According to the official data, 342 people have died due to swine flu this year, while the number of deaths in 2016 was 265.
On the one hand, experts say, this jump indicates the robust disease surveillance programme, but on the other, it also indicates a worrisome trend.
"The rise in cases is certainly a cause for concern as this is the early phase of the disease," said Dr Atul Kakar, senior consultant and vice chairman at the department of internal medicine at Sir Ganga Ram Hospital in New Delhi. According to the hospital, out of 211 cases attended there, three deaths have been reported between July 1 and August 16.

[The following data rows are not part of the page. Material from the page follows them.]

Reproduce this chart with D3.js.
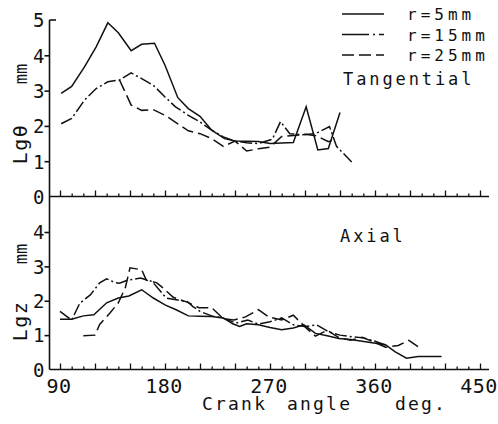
<!DOCTYPE html>
<html>
<head>
<meta charset="utf-8">
<script src="https://cdn.jsdelivr.net/npm/d3@7"></script>
<style>
  body { margin: 0; background: #fff; }
  svg text { font-family: "DejaVu Sans Mono", monospace; fill: #111; }
</style>
</head>
<body>
<div id="chart"></div>
<script>
// angle in deg, value in mm
var tanR5 = [[91,2.92],[100,3.12],[111,3.67],[121,4.24],[131,4.92],[140,4.64],[151,4.13],[160,4.31],[171,4.34],[180,3.72],[191,2.80],[200,2.49],[210,2.27],[220,1.88],[231,1.64],[240,1.57],[260,1.56],[270,1.50],[290,1.53],[301,2.54],[311,1.32],[320,1.36],[330,2.38]]
var tanR15 = [[91,2.06],[100,2.21],[111,2.73],[121,3.06],[131,3.25],[141,3.30],[151,3.50],[160,3.34],[170,3.15],[180,2.82],[189,2.54],[200,2.30],[210,2.11],[220,1.88],[230,1.69],[240,1.57],[250,1.52],[260,1.50],[272,1.62],[279,2.12],[287,1.78],[297,1.75],[309,1.78],[321,1.98],[327,1.42],[340,0.98]]
var tanR25 = [[141,3.30],[151,2.59],[160,2.44],[170,2.46],[180,2.30],[191,2.06],[200,1.86],[210,1.78],[220,1.64],[230,1.42],[240,1.57],[250,1.29],[260,1.35],[270,1.40],[280,1.70],[290,1.73],[300,1.76],[310,1.72],[320,1.55],[326,1.62]]

var axR5 = [[90,1.46],[100,1.46],[110,1.56],[119,1.59],[130,1.94],[140,2.08],[149,2.14],[160,2.32],[170,2.08],[180,1.88],[190,1.73],[200,1.56],[210,1.55],[220,1.54],[230,1.50],[238,1.33],[244,1.25],[250,1.33],[260,1.30],[270,1.22],[280,1.16],[290,1.21],[299,1.30],[309,1.05],[319,0.98],[329,0.90],[339,0.87],[349,0.82],[359,0.77],[369,0.72],[377,0.52],[387,0.33],[397,0.38],[417,0.38]]
var axR15 = [[90,1.69],[100,1.44],[107,1.93],[116,2.17],[124,2.52],[130,2.64],[137,2.53],[141,2.51],[148,2.60],[159,2.66],[169,2.56],[181,2.08],[191,2.02],[199,1.98],[204,1.83],[210,1.69],[220,1.56],[230,1.49],[241,1.35],[251,1.44],[260,1.32],[270,1.39],[280,1.50],[290,1.30],[300,1.25],[310,1.30],[320,1.10],[330,1.00],[340,0.95],[350,0.92],[360,0.82],[370,0.70]]
var axR25 = [[110,0.98],[120,1.00],[124,1.31],[133,1.65],[140,1.94],[146,2.38],[150,2.96],[160,2.90],[164,2.60],[173,2.52],[178,2.38],[187,2.10],[199,1.96],[209,1.80],[220,1.80],[230,1.48],[239,1.44],[249,1.53],[260,1.74],[269,1.53],[280,1.44],[290,1.58],[300,1.24],[309,0.97],[319,1.14],[329,0.93],[339,0.85],[349,0.94],[359,0.80],[369,0.65],[380,0.70],[389,0.85],[397,0.66]]

var xLabels = [90, 180, 270, 360, 450]
var topTicks = [0, 1, 2, 3, 4, 5]
var botTicks = [0, 1, 2, 3, 4]
var legendNames = ["r=5mm", "r=15mm", "r=25mm"]
var dashes = [null, "12,3,2,3", "12,5"]

var svg = d3.select('#chart').append('svg')
  .attr('width', 498)
  .attr('height', 424)

var x = d3.scaleLinear().domain([90, 450]).range([60, 480])
var yTop = d3.scaleLinear().domain([0, 5]).range([196.5, 20])
var yBot = d3.scaleLinear().domain([0, 4]).range([369.5, 232])

var ink = "#111"

// y axis line runs through both panels
svg.append("line")
  .attr("x1", 49.5).attr("x2", 49.5)
  .attr("y1", yTop(5)).attr("y2", yBot(0))
  .attr("stroke", ink).attr("stroke-width", 1.6)
svg.append("line")
  .attr("x1", 49.5).attr("x2", 56)
  .attr("y1", yTop(5)).attr("y2", yTop(5))
  .attr("stroke", ink).attr("stroke-width", 1.6)

function panel(y, ticks, series, name, titleY, unitY) {
  // baseline with upward ticks, every 10 deg, longer every 30
  var base = y(0)
  svg.append("line")
    .attr("x1", 49.5).attr("x2", 489)
    .attr("y1", base).attr("y2", base)
    .attr("stroke", ink).attr("stroke-width", 1.6)

  svg.append("g")
    .attr("transform", `translate(0,${base})`)
    .call(d3.axisTop(x).tickValues(d3.range(90, 451, 10)).tickSize(3).tickFormat(""))
    .call(g => g.select(".domain").remove())
    .call(g => g.selectAll(".tick line").attr("stroke", ink).attr("stroke-width", 1.3)
      .attr("y2", d => (d - 90) % 30 == 0 ? -6 : -3))

  svg.append("g")
    .attr("transform", "translate(49.5,0)")
    .call(d3.axisLeft(y).tickValues(ticks.filter(d => d > 0 && d < 5)).tickSize(5).tickFormat(""))
    .call(g => g.select(".domain").remove())
    .call(g => g.selectAll(".tick line").attr("stroke", ink).attr("stroke-width", 1.6))

  svg.append("g")
    .attr("transform", "translate(49.5,0)")
    .call(d3.axisLeft(y).tickValues(ticks).tickSize(0).tickPadding(5).tickFormat(d3.format("d")))
    .call(g => g.select(".domain").remove())
    .call(g => g.selectAll("text").attr("font-size", 19).attr("dy", "0.36em"))

  var line = d3.line()
    .x(d => x(d[0]))
    .y(d => y(d[1]))

  series.forEach(function(s, i) {
    svg.append("path")
      .attr("d", line(s))
      .attr("fill", "none")
      .attr("stroke", ink)
      .attr("stroke-width", 1.5)
      .attr("stroke-dasharray", dashes[i])
  })

  // rotated y title
  svg.append("text")
    .attr("transform", `translate(27,${titleY}) rotate(-90)`)
    .attr("text-anchor", "middle")
    .attr("font-size", 20)
    .attr("letter-spacing", 1.5)
    .text(name)
  svg.append("text")
    .attr("transform", `translate(27,${unitY}) rotate(-90)`)
    .attr("text-anchor", "middle")
    .attr("font-size", 17)
    .text("mm")
}

panel(yTop, topTicks, [tanR5, tanR15, tanR25], "Lgθ", 144, 74)
panel(yBot, botTicks, [axR5, axR15, axR25], "Lgz", 321, 254)

// x labels under bottom panel
svg.append("g")
  .attr("transform", `translate(-1.5,${yBot(0)})`)
  .call(d3.axisBottom(x).tickValues(xLabels).tickSize(0).tickPadding(9))
  .call(g => g.select(".domain").remove())
  .call(g => g.selectAll("text").attr("font-size", 20).attr("letter-spacing", 0.5))

var title = [["Crank", 202], ["angle", 287], ["deg.", 395]]
title.forEach(function(t) {
  svg.append("text")
    .attr("x", t[1]).attr("y", 410)
    .attr("font-size", 18)
    .attr("letter-spacing", 2.2)
    .text(t[0])
})

// legend
legendNames.forEach(function(n, i) {
  var ly = 14 + i * 20.5
  svg.append("line")
    .attr("x1", 342).attr("x2", 384)
    .attr("y1", ly).attr("y2", ly)
    .attr("stroke", ink).attr("stroke-width", 1.5)
    .attr("stroke-dasharray", i == 1 ? "27,4,2,4" : dashes[i])
  svg.append("text")
    .attr("x", 407).attr("y", ly + 6)
    .attr("font-size", 16)
    .attr("letter-spacing", 4)
    .text(n)
})

svg.append("text")
  .attr("x", 343).attr("y", 85)
  .attr("font-size", 17)
  .attr("letter-spacing", 2.9)
  .text("Tangential")

svg.append("text")
  .attr("x", 340).attr("y", 241.5)
  .attr("font-size", 17)
  .attr("letter-spacing", 2.9)
  .text("Axial")
</script>
</body>
</html>
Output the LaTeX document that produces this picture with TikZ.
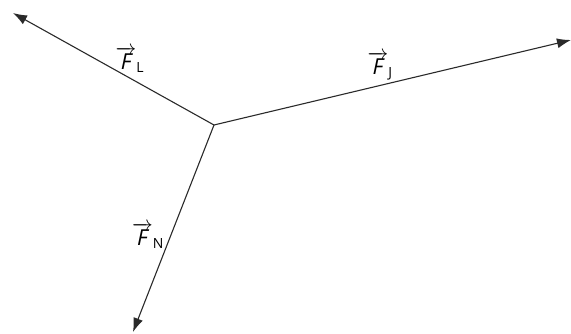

The corresponding figure for the deaths at the city's Ram Manohar Lohia (RML) hospital stands at 23, of which 14 are residents of Delhi. However, data from the Centre record only three deaths in the city. Explaining the discrepancy in the records, a source from the health ministry said that the Centre took note of deaths as belonging to a certain city only if there were relevant documents to prove residence.
An official from RML hospital said, "Many patients die due to reasons of co-morbidity such as patients having diabetes, hypertension and respiratory problems. The ministry is careful in recording whether these deaths are solely because of swine flu."
"Deaths due to swine flu are not an issue because it can be treated easily. Only a small number of patients who have low immunity or suffer from conditions of co-morbidity are at risk of death," said Kakar. The government ought to release an advisory on swine flu, and also make the test cheaper, he added. Currently, the test costs about Rs 5,000. Kakar also said that many cases might not get detected because the test is expensive.